We also need to see a proper review of this legislation. Annual renewal debates in this House and the Seanad to date have generally been cursory and lacking in information. We welcomed the appointment of the independent review group. I note that, in her speech, the Minister said she is preparing a substantive response to that review, but the review reported in May 2023, which was some time ago now. The report of Mr. Justice Michael Peart's group confirms the position adopted by the Labour Party. It is frustrating that the core recommendations have not yet been acted on. The core recommendation endorsed by the Peart review in 2023 was, as we are all aware, also made much earlier, in 2002, in the Hederman review. The Oireachtas was called upon to repeal the existing Acts and to replace them with one single consolidated item of legislation containing significant reforms.
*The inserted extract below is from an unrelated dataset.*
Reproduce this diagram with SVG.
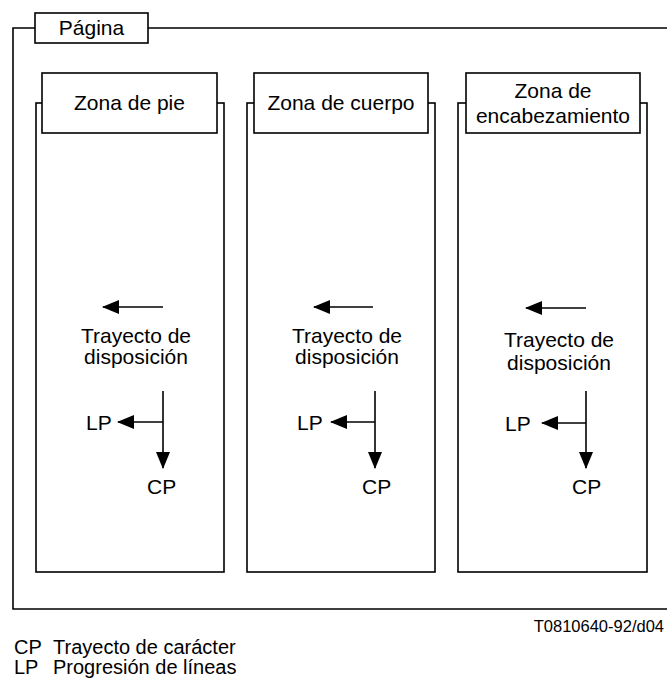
<svg xmlns="http://www.w3.org/2000/svg" width="667" height="680" viewBox="0 0 667 680">
<defs>
<style>
.ln{fill:none;stroke:#000;stroke-width:1.6}
.bx{fill:#fff;stroke:#000;stroke-width:1.6}
.t{font-family:"Liberation Sans",Arial,sans-serif;font-size:21px;fill:#000}
.c{text-anchor:middle}
.lg{font-family:"Liberation Sans",Arial,sans-serif;font-size:20px;fill:#000}
.ref{font-family:"Liberation Sans",Arial,sans-serif;font-size:16.5px;fill:#000;text-anchor:end}
</style>
<marker id="ah" markerWidth="17" markerHeight="14" refX="16" refY="7" orient="auto" markerUnits="userSpaceOnUse">
<path d="M0,0 L17,7 L0,14 Z" fill="#000"/>
</marker>
</defs>
<rect width="667" height="680" fill="#fff"/>
<g id="pagina">
<path class="ln" d="M700,609 H13 V28 H700"/>
<rect class="bx" x="35" y="13" width="113" height="30"/>
<text class="t c" x="91.5" y="35">Página</text>
</g>
<g id="zona-pie">
<rect class="ln" x="36" y="103" width="188" height="469"/>
<rect class="bx" x="42" y="73" width="175" height="60"/>
<text class="t c" x="129.5" y="110">Zona de pie</text>
<text class="t c" x="136" y="343">Trayecto de</text>
<text class="t c" x="136" y="364">disposición</text>
<text class="t" x="86" y="430">LP</text>
<text class="t" x="147" y="494">CP</text>
</g>
<g id="zona-cuerpo">
<rect class="ln" x="247" y="103" width="188" height="469"/>
<rect class="bx" x="254" y="73" width="174" height="60"/>
<text class="t c" x="341" y="110">Zona de cuerpo</text>
<text class="t c" x="347" y="343">Trayecto de</text>
<text class="t c" x="347" y="364">disposición</text>
<text class="t" x="297" y="430">LP</text>
<text class="t" x="362" y="494">CP</text>
</g>
<g id="zona-encabezamiento">
<rect class="ln" x="458" y="103" width="189" height="469"/>
<rect class="bx" x="466" y="73" width="174" height="60"/>
<text class="t c" x="553" y="98">Zona de</text>
<text class="t c" x="553" y="123">encabezamiento</text>
<text class="t c" x="559" y="347">Trayecto de</text>
<text class="t c" x="559" y="370">disposición</text>
<text class="t" x="505" y="431">LP</text>
<text class="t" x="572" y="494">CP</text>
</g>
<g id="connectors">
<line class="ln" x1="163" y1="307" x2="103" y2="307" marker-end="url(#ah)"/>
<line class="ln" x1="163" y1="391" x2="163" y2="468" marker-end="url(#ah)"/>
<line class="ln" x1="163" y1="422" x2="118" y2="422" marker-end="url(#ah)"/>
<line class="ln" x1="373" y1="307" x2="314" y2="307" marker-end="url(#ah)"/>
<line class="ln" x1="375" y1="391" x2="375" y2="468" marker-end="url(#ah)"/>
<line class="ln" x1="375" y1="422" x2="331" y2="422" marker-end="url(#ah)"/>
<line class="ln" x1="586" y1="308" x2="526" y2="308" marker-end="url(#ah)"/>
<line class="ln" x1="586" y1="391" x2="586" y2="468" marker-end="url(#ah)"/>
<line class="ln" x1="586" y1="423" x2="542" y2="423" marker-end="url(#ah)"/>
</g>
<g id="legend">
<text class="ref" x="664" y="632">T0810640-92/d04</text>
<text class="lg" x="14" y="654">CP</text>
<text class="lg" x="53" y="654">Trayecto de carácter</text>
<text class="lg" x="14" y="674">LP</text>
<text class="lg" x="53" y="674">Progresión de líneas</text>
</g>
</svg>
The Peart review's minority report went further and recommended the abolition of the Special Criminal Court. The majority report supported its retention but also recommended, as do we in the Labour Party, that there should be no blanket referral of offences to a non-jury court and that instead the DPP should use the power she already has to decide on a case-by-case basis whether there is a sufficient threat to the administration of justice to justify sending a particular trial to that court. Page 12 of the report says:

The current system of “scheduled offences”, under which certain offences are automatically or presumptively tried by a non-jury court, should be abolished. Instead, the decision as to whether a non-jury court is used should, in every instance, be based on an assessment of the circumstances pertaining to the particular case.

The offence would remain in place and be triable in the ordinary way and the DPP would retain her discretion to transfer any particular trial to the Special Criminal Court.
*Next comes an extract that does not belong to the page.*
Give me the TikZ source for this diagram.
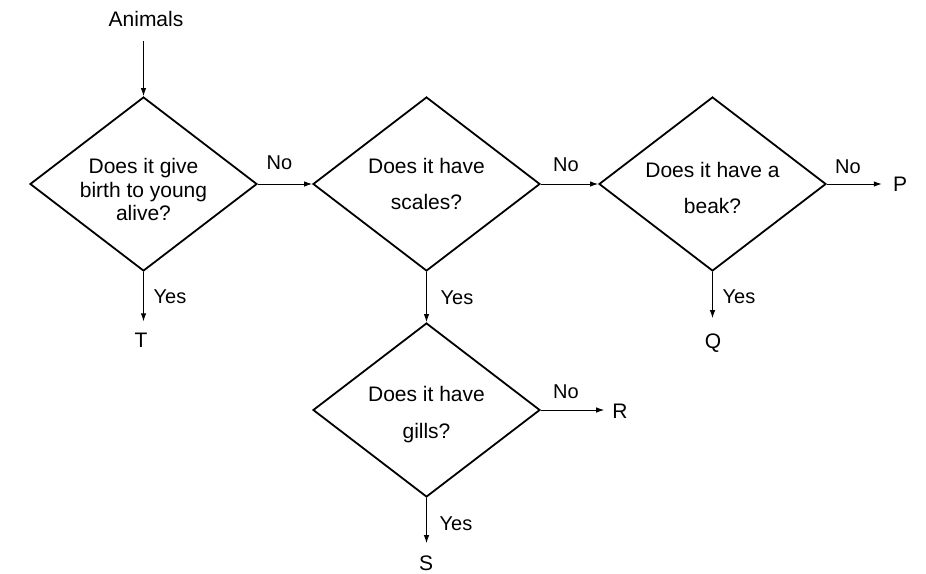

Of course, the review group also recommended many other reforms and safeguards. We need a more substantive debate on the recommendations in that report beyond the very short and curtailed debate we have tonight. We also need an opportunity to interrogate the Government's position on its recommendations. We will support the Sinn Féin amendment on that basis. However, if our amendment were to be passed tomorrow, the Special Criminal Court would remain in being and the offences created would remain part of criminal law but prosecutions would not automatically be referred to the Special Criminal Court. As I have said, that is the issue.
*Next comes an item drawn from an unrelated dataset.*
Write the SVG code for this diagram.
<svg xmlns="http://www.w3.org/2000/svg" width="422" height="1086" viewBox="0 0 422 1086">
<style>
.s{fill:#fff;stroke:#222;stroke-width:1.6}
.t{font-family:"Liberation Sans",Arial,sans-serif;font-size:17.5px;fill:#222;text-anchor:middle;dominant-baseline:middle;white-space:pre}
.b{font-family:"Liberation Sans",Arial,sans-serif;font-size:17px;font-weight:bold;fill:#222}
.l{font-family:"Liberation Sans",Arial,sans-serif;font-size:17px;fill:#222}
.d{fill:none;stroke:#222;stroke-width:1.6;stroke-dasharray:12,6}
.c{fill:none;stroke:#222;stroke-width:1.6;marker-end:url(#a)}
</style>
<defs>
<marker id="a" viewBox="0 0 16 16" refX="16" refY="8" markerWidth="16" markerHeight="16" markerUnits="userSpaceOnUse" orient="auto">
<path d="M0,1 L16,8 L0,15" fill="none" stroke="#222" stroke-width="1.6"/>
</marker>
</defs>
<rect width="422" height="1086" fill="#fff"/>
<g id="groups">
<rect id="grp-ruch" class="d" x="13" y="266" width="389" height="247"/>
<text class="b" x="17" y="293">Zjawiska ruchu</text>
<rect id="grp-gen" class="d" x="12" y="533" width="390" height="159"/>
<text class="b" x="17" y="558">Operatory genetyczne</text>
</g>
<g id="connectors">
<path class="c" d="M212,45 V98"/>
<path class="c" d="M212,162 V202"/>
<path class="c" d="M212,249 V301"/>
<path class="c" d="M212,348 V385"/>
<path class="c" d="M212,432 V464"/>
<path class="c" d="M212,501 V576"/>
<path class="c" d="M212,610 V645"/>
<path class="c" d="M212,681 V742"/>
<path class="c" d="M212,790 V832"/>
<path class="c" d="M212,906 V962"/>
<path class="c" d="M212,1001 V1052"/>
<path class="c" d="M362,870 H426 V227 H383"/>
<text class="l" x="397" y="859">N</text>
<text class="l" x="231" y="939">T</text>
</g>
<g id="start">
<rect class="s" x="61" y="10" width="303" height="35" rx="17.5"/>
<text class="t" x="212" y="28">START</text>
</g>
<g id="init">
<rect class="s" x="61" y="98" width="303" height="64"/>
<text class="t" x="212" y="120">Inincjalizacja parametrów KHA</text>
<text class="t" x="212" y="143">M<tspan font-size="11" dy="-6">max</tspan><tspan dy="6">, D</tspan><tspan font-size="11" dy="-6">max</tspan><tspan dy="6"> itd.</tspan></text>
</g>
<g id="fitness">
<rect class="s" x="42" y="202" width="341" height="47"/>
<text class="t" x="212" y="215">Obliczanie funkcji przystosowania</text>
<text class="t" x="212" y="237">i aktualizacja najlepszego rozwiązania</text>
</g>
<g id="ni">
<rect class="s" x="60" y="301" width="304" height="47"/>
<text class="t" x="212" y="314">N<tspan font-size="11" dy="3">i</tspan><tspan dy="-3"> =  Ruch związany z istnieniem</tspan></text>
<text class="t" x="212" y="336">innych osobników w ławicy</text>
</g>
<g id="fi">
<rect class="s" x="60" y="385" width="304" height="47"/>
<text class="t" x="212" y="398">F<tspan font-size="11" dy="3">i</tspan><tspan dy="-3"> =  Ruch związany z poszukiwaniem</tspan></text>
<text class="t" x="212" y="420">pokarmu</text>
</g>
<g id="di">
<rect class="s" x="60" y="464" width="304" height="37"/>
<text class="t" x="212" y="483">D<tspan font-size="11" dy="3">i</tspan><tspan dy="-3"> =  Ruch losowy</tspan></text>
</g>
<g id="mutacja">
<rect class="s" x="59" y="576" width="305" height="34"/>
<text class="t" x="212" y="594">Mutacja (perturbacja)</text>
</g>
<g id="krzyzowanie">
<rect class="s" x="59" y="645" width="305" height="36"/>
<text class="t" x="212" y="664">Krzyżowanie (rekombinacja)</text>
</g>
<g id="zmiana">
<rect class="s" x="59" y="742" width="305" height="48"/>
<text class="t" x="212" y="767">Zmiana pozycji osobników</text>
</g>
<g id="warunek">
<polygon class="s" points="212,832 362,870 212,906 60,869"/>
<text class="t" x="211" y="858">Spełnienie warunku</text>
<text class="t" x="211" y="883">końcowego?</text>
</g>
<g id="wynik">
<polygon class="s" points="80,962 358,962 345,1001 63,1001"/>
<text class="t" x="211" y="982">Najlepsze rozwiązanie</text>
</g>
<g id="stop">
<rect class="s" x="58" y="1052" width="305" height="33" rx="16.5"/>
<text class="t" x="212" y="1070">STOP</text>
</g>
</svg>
In the brief time I have left, I will address another issue relating to this motion that I have raised in the Seanad before. It is also addressed in our amendment. In that amendment, we refer to:

the absence of sufficient information to support an informed finding as to the adequacy or otherwise of the ordinary courts to secure the effective administration of justice and the preservation of public peace and order in relation to offences under the Act

I have raised the lack of adequate information before. Every year, the Dáil and the Seanad are asked to declare, in a somewhat perfunctory way, that the ordinary criminal courts are inadequate and that our treasured and highly valued principle of jury trial is somehow not fit to deal with particular offences. This somewhat pro formadecision of the two Houses on the adequacy of the ordinary courts should be based on more evidence than we have ever been provided with when asked to make this declaration. The declaration amounts to a legislative finding but insufficient information has been provided to Members of the two Houses on foot of which to make such a finding. We should not be making this finding without that information. In particular, we have not been given any information as to the adequacy of the criminal courts or the risk of corruption or intimidation of jurors. It is also on that basis that we are bringing forward our amendment. We ask for a more substantive debate on the Peart review in this House and in the other House because this annual renewal debate is no substitute for that fuller and more informed debate.